Buddy Munro has one idea of re-use. |
“A tax is a compulsory contribution to state revenue, levied by
government on workers’ income and business profits, or added to the cost of some
goods, services, and transactions.
“Money collected from taxes goes into the general fiscus. The waste
management fee on the other hand is a fee paid by producers to offset the cost
of dealing with tyres once they reach end-of-life.
“The Redisa Plan does not determine that consumers carry the cost:
it is up to tyre producers whether and how they recover their cost.

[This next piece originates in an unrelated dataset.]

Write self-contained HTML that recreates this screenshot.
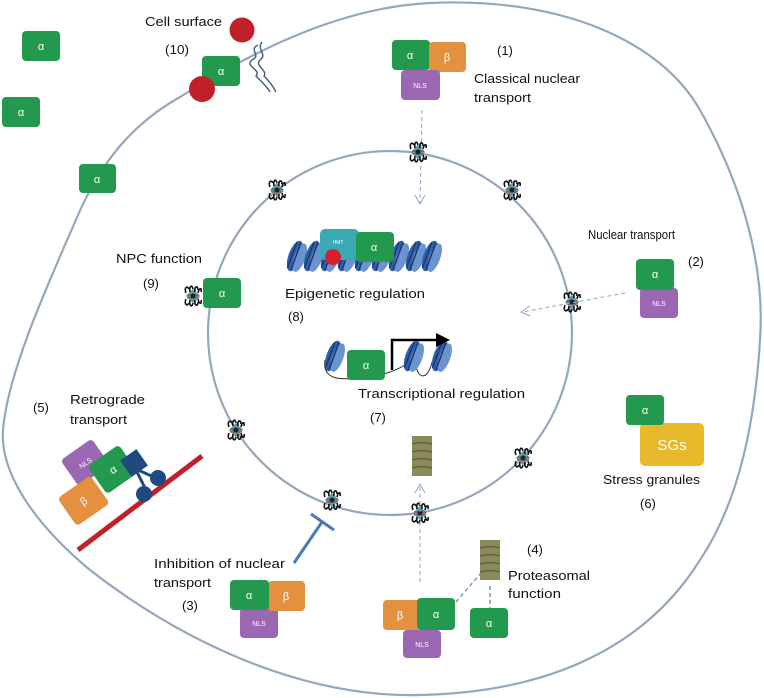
<!DOCTYPE html>
<html><head><meta charset="utf-8"><style>
html,body{margin:0;padding:0;background:#fff;}
svg{display:block;}
text{font-family:"Liberation Sans",sans-serif;fill:#111;}
.lb{font-size:13px;}
.w{fill:#fff;font-size:11px;}
.s{fill:#fff;font-size:7px;}
</style></head><body>
<svg width="764" height="698" viewBox="0 0 764 698" xmlns="http://www.w3.org/2000/svg">
<defs>
<g id="npc">
<rect x="-5" y="-5" width="10" height="10" fill="#4aa3a8" transform="rotate(45)"/>
<path d="M-7,-3 C-9,-8 -6,-11 -4,-7 M-3,-4 C-4,-10 -1,-12 0,-7 M2,-4 C1,-10 5,-11 5,-6 M5,-3 C6,-8 9,-9 8,-4" stroke="#111" stroke-width="1.6" fill="none"/>
<path d="M-7,3 C-9,8 -6,11 -4,7 M-3,4 C-4,10 -1,12 0,7 M2,4 C1,10 5,11 5,6 M5,3 C6,8 9,9 8,4" stroke="#111" stroke-width="1.6" fill="none"/>
<path d="M-6,-1 L6,-1 M-6,2 L6,2" stroke="#c0283a" stroke-width="1"/>
<circle r="2.5" fill="#222"/>
</g>
<g id="nuc">
<ellipse rx="6.5" ry="16" fill="#2e5fa8"/>
<ellipse cx="5" rx="5.5" ry="15" fill="#6a93cf"/>
<line x1="1" y1="-14" x2="1" y2="14" stroke="#1a3566" stroke-width="1.4"/>
<line x1="-3" y1="-14" x2="-3" y2="14" stroke="#1a3566" stroke-width="1.2"/>
</g>
<g id="prot">
<rect x="0" y="0" width="20" height="40" fill="#8a8a5a"/>
<path d="M0,8 Q10,5 20,8 M0,16 Q10,13 20,16 M0,24 Q10,21 20,24 M0,32 Q10,29 20,32" stroke="#5d5d3a" stroke-width="1.2" fill="none"/>
</g>
</defs>

<path d="M180,97 C240,60 330,8 430,3 C560,-3 660,40 700,110 C745,190 765,270 760,340 C755,420 740,500 700,560 C650,640 560,692 420,695 C300,698 180,640 90,570 C30,520 0,470 3,430 C8,370 50,280 78,215 C100,165 130,125 180,97 Z" fill="none" stroke="#94a7bd" stroke-width="2.2"/>
<circle cx="390" cy="333" r="182" fill="none" stroke="#94a7bd" stroke-width="2.2"/>

<rect x="22" y="31" width="38" height="30" rx="4" fill="#22994c"/><text class="w" x="41" y="50" text-anchor="middle">α</text>
<rect x="2" y="97" width="38" height="30" rx="4" fill="#22994c"/><text class="w" x="21" y="116" text-anchor="middle">α</text>
<rect x="79" y="164" width="37" height="29" rx="4" fill="#22994c"/><text class="w" x="97" y="183" text-anchor="middle">α</text>

<text class="lb" x="145" y="26" textLength="77" lengthAdjust="spacingAndGlyphs">Cell surface</text>
<text class="lb" x="165" y="54" textLength="24" lengthAdjust="spacingAndGlyphs">(10)</text>
<path d="M258,45 C248,50 262,55 252,60 C244,66 262,70 256,76 C262,82 268,88 270,92 M262,42 C256,50 268,54 260,60 C254,66 268,70 264,76 C270,82 274,88 276,92" stroke="#3c5a7a" stroke-width="1.4" fill="none"/>
<circle cx="242" cy="30" r="12.5" fill="#c0202a"/>
<rect x="202" y="56" width="38" height="30" rx="4" fill="#22994c"/><text class="w" x="221" y="75" text-anchor="middle">α</text>
<circle cx="202" cy="89" r="13" fill="#c0202a"/>

<rect x="392" y="40" width="38" height="30" rx="4" fill="#22994c"/><text class="w" x="410" y="59" text-anchor="middle">α</text>
<rect x="429" y="42" width="37" height="30" rx="4" fill="#e3913f"/><text class="w" x="447" y="61" text-anchor="middle">β</text>
<rect x="401" y="70" width="39" height="30" rx="4" fill="#9b66b2"/><text class="s" x="420" y="88" text-anchor="middle">NLS</text>
<text class="lb" x="497" y="55">(1)</text>
<text class="lb" x="474" y="83" textLength="106" lengthAdjust="spacingAndGlyphs">Classical nuclear</text>
<text class="lb" x="474" y="102" textLength="57" lengthAdjust="spacingAndGlyphs">transport</text>
<line x1="422" y1="110" x2="420" y2="203" stroke="#8fa6c6" stroke-width="1" stroke-dasharray="4,3"/>
<path d="M415,195 L420,204 L425,195" stroke="#8fa6c6" fill="none"/>

<use href="#npc" x="418" y="152"/>
<use href="#npc" x="277" y="190"/>
<use href="#npc" x="512" y="190"/>
<use href="#npc" x="193" y="296"/>
<use href="#npc" x="572" y="302"/>
<use href="#npc" x="236" y="430"/>
<use href="#npc" x="523" y="458"/>
<use href="#npc" x="332" y="500"/>
<use href="#npc" x="420" y="513"/>

<use href="#nuc" x="295" y="256" transform="rotate(20 295 256)"/>
<use href="#nuc" x="312" y="256" transform="rotate(20 312 256)"/>
<use href="#nuc" x="329" y="256" transform="rotate(20 329 256)"/>
<use href="#nuc" x="346" y="256" transform="rotate(20 346 256)"/>
<use href="#nuc" x="363" y="256" transform="rotate(20 363 256)"/>
<use href="#nuc" x="380" y="256" transform="rotate(20 380 256)"/>
<use href="#nuc" x="397" y="256" transform="rotate(20 397 256)"/>
<use href="#nuc" x="414" y="256" transform="rotate(20 414 256)"/>
<use href="#nuc" x="430" y="256" transform="rotate(20 430 256)"/>
<rect x="320" y="229" width="39" height="31" rx="5" fill="#3aa9b4"/><text class="s" x="338" y="244" text-anchor="middle" style="font-size:5px">HMT</text>
<rect x="356" y="232" width="38" height="30" rx="4" fill="#22994c"/><text class="w" x="374" y="251" text-anchor="middle">α</text>
<circle cx="333" cy="257" r="8" fill="#d8202a"/>
<text class="lb" x="285" y="298" textLength="140" lengthAdjust="spacingAndGlyphs">Epigenetic regulation</text>
<text class="lb" x="288" y="321">(8)</text>

<text class="lb" x="116" y="263" textLength="86" lengthAdjust="spacingAndGlyphs">NPC function</text>
<text class="lb" x="143" y="288">(9)</text>
<rect x="203" y="278" width="38" height="30" rx="4" fill="#22994c"/><text class="w" x="222" y="297" text-anchor="middle">α</text>

<path d="M325,360 C322,380 340,380 360,378 C380,376 395,372 410,362 M416,365 C418,380 428,380 432,362" stroke="#333" stroke-width="1" fill="none"/>
<use href="#nuc" x="333" y="356" transform="rotate(20 333 356)"/>
<use href="#nuc" x="412" y="356" transform="rotate(20 412 356)"/>
<use href="#nuc" x="440" y="356" transform="rotate(20 440 356)"/>
<rect x="347" y="350" width="38" height="30" rx="4" fill="#22994c"/><text class="w" x="366" y="369" text-anchor="middle">α</text>
<path d="M392,370 L392,340 L438,340" stroke="#000" stroke-width="2.5" fill="none"/>
<path d="M436,333 L450,340 L436,347 Z" fill="#000"/>
<text class="lb" x="358" y="398" textLength="167" lengthAdjust="spacingAndGlyphs">Transcriptional regulation</text>
<text class="lb" x="370" y="422">(7)</text>

<text class="lb" x="588" y="239" textLength="87" lengthAdjust="spacingAndGlyphs">Nuclear transport</text>
<text class="lb" x="688" y="266">(2)</text>
<rect x="640" y="288" width="38" height="30" rx="4" fill="#9b66b2"/><text class="s" x="659" y="306" text-anchor="middle">NLS</text>
<rect x="636" y="259" width="38" height="31" rx="4" fill="#22994c"/><text class="w" x="655" y="278" text-anchor="middle">α</text>
<line x1="625" y1="293" x2="522" y2="312" stroke="#8fa6c6" stroke-width="1" stroke-dasharray="4,3"/>
<path d="M530,306 L521,312 L530,316" stroke="#8fa6c6" fill="none"/>

<rect x="640" y="423" width="64" height="43" rx="5" fill="#e8b92a"/><text x="672" y="450" text-anchor="middle" style="fill:#fff;font-size:15px">SGs</text>
<rect x="626" y="395" width="38" height="30" rx="4" fill="#22994c"/><text class="w" x="645" y="414" text-anchor="middle">α</text>
<text class="lb" x="603" y="484" textLength="97" lengthAdjust="spacingAndGlyphs">Stress granules</text>
<text class="lb" x="640" y="508">(6)</text>

<use href="#prot" x="412" y="436"/>
<line x1="420" y1="582" x2="420" y2="485" stroke="#8fa6c6" stroke-width="1" stroke-dasharray="4,3"/>
<path d="M415,493 L420,484 L425,493" stroke="#8fa6c6" fill="none"/>
<use href="#prot" x="480" y="540"/>
<line x1="456" y1="602" x2="481" y2="573" stroke="#5f7fa0" stroke-width="1.2" stroke-dasharray="4,3"/>
<line x1="490" y1="586" x2="490" y2="608" stroke="#5f7fa0" stroke-width="1.2" stroke-dasharray="4,3"/>
<text class="lb" x="527" y="554">(4)</text>
<text class="lb" x="508" y="580" textLength="82" lengthAdjust="spacingAndGlyphs">Proteasomal</text>
<text class="lb" x="508" y="598" textLength="53" lengthAdjust="spacingAndGlyphs">function</text>
<rect x="383" y="600" width="38" height="30" rx="4" fill="#e3913f"/><text class="w" x="400" y="619" text-anchor="middle">β</text>
<rect x="403" y="630" width="38" height="28" rx="4" fill="#9b66b2"/><text class="s" x="422" y="647" text-anchor="middle">NLS</text>
<rect x="417" y="598" width="38" height="32" rx="4" fill="#22994c"/><text class="w" x="436" y="618" text-anchor="middle">α</text>
<rect x="470" y="608" width="38" height="30" rx="4" fill="#22994c"/><text class="w" x="489" y="627" text-anchor="middle">α</text>

<line x1="294" y1="563" x2="322" y2="522" stroke="#4b79b0" stroke-width="3"/>
<line x1="311" y1="514" x2="334" y2="530" stroke="#4b79b0" stroke-width="3"/>
<text class="lb" x="154" y="568" textLength="131" lengthAdjust="spacingAndGlyphs">Inhibition of nuclear</text>
<text class="lb" x="154" y="587" textLength="57" lengthAdjust="spacingAndGlyphs">transport</text>
<text class="lb" x="182" y="610">(3)</text>
<rect x="240" y="608" width="38" height="30" rx="4" fill="#9b66b2"/><text class="s" x="259" y="626" text-anchor="middle">NLS</text>
<rect x="268" y="581" width="37" height="30" rx="4" fill="#e3913f"/><text class="w" x="286" y="600" text-anchor="middle">β</text>
<rect x="230" y="580" width="39" height="30" rx="4" fill="#22994c"/><text class="w" x="249" y="599" text-anchor="middle">α</text>

<text class="lb" x="33" y="412">(5)</text>
<text class="lb" x="70" y="404" textLength="75" lengthAdjust="spacingAndGlyphs">Retrograde</text>
<text class="lb" x="70" y="424" textLength="57" lengthAdjust="spacingAndGlyphs">transport</text>
<line x1="78" y1="550" x2="202" y2="456" stroke="#c0202a" stroke-width="5"/>
<g transform="rotate(-35 86 462)">
<rect x="66" y="446" width="38" height="32" rx="4" fill="#9b66b2"/><text class="s" x="85" y="465" text-anchor="middle">NLS</text>
</g>
<g transform="rotate(-35 83 500)">
<rect x="63" y="484" width="40" height="34" rx="4" fill="#e3913f"/><text class="w" x="83" y="505" text-anchor="middle">β</text>
</g>
<g transform="rotate(-35 112 470)">
<rect x="94" y="453" width="38" height="34" rx="4" fill="#22994c"/><text class="w" x="113" y="474" text-anchor="middle">α</text>
</g>
<g fill="#1f4a80">
<rect x="124" y="453" width="20" height="20" transform="rotate(-35 134 463)"/>
<line x1="136" y1="470" x2="145" y2="488" stroke="#1f4a80" stroke-width="3"/>
<line x1="138" y1="470" x2="156" y2="478" stroke="#1f4a80" stroke-width="3"/>
<circle cx="158" cy="478" r="8"/>
<circle cx="144" cy="494" r="8"/>
</g>
</svg>
</body></html>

A critical
difference is that this money is directly and specifically applied to dealing
with the product and building the recycling industry.
“These funds are managed responsibly, in an audited and accountable
fashion, making it far more effective than a tax-based system where funds are
diluted into the general Treasury pool without being ring-fenced.
“It is important that Redisa collect the waste management fee
because it allows us to change the fee structure that producers and importers of
tyres pay according to an environmental rating system for tyres that is
currently being developed.
“To this end, Redisa is building a tyre Product Testing Institute
that has as its main objective to test tyres and environmentally rate and
certify each type of tyre. The better the rating, the lower the fee.
“Currently, the waste management fee paid to Redisa is standardised
at R2,30 per kilogram. Once an environmental rating system has been developed
and linked to tyre homologation standards, Redisa will be in a position to set a
new pricing structure.
“This will allow those tyres manufactured using better
environmental standards to have a lower fee, while those tyres that are
manufactured with more adverse effects on the environmental will have a higher
fee.
“This capacity to introduce a differentiated fee structure is
absolutely fundamental to the Redisa business model because it creates an
upstream incentive for tyre manufacturers to change their production methods to
cleaner technology and lower environmental impacts.
“This means that in the long-term, should all tyre producers start
using production methods that are fully cradle-to-cradle certified tyres, then
the waste management fee charged in South Africa will reduce to zero since the
associated environmental impact will be zero.”
Plastic bag tax
As for how Redisa’s management fee differ from a
plastic bag tax introduced in 2004, Erdmann said one of the key challenges of
the plastic bag tax is that the funds collected go directly to the government
fiscus, and the DEA has to apply to Treasury to recoup monies to develop the
promised recycling industry.
He said the Buyisa-e-Bag NGO that was started as
the implementation arm, was closed in 2011 without being able to achieve its
objectives.
“A study by the CSIR reported that in the
February 2006 financial year only seven percent of the levies collected actually
got paid to Buyisa-e-Bag, so it is perhaps not surprising that the organisation
shut down with little to show. In contrast, when the Redisa Plan was legislated,
Minister Molewa emphasised that the waste management fee collected would not end
up in the general fiscus, and that it would be the responsibility of those
introducing the waste (i.e. tyre manufactures and importers) to pay for the
remediation of the resulting waste.
“The advantage is that Redisa is 100%
accountable for what happens with the funds through strict corporate governance
practices and audit requirements that ensure these funds are applied according
to the mandates set out in the plan.
“Without the waste management fee being used as prescribed in the
Redisa Plan, the new tyre recycling industry would not have been established,
and the creation of jobs, small businesses and other socio-economic benefits
would not be possible.”
So what next?
“We have always believed that with waste comes
opportunity, and that by looking at waste differently from a circular economy
perspective we can only grow as an economy.
“With South Africans generating more than 108
million tons of waste per year and only 10% of this being recycled, there is an
opportunity to turn the burden of waste around.
“The circular economy approach could
successfully be used to recover and recycle all kinds of waste.
“The Redisa Plan provides government a solution
at no cost to the fiscus, and drives GDP and employment growth.”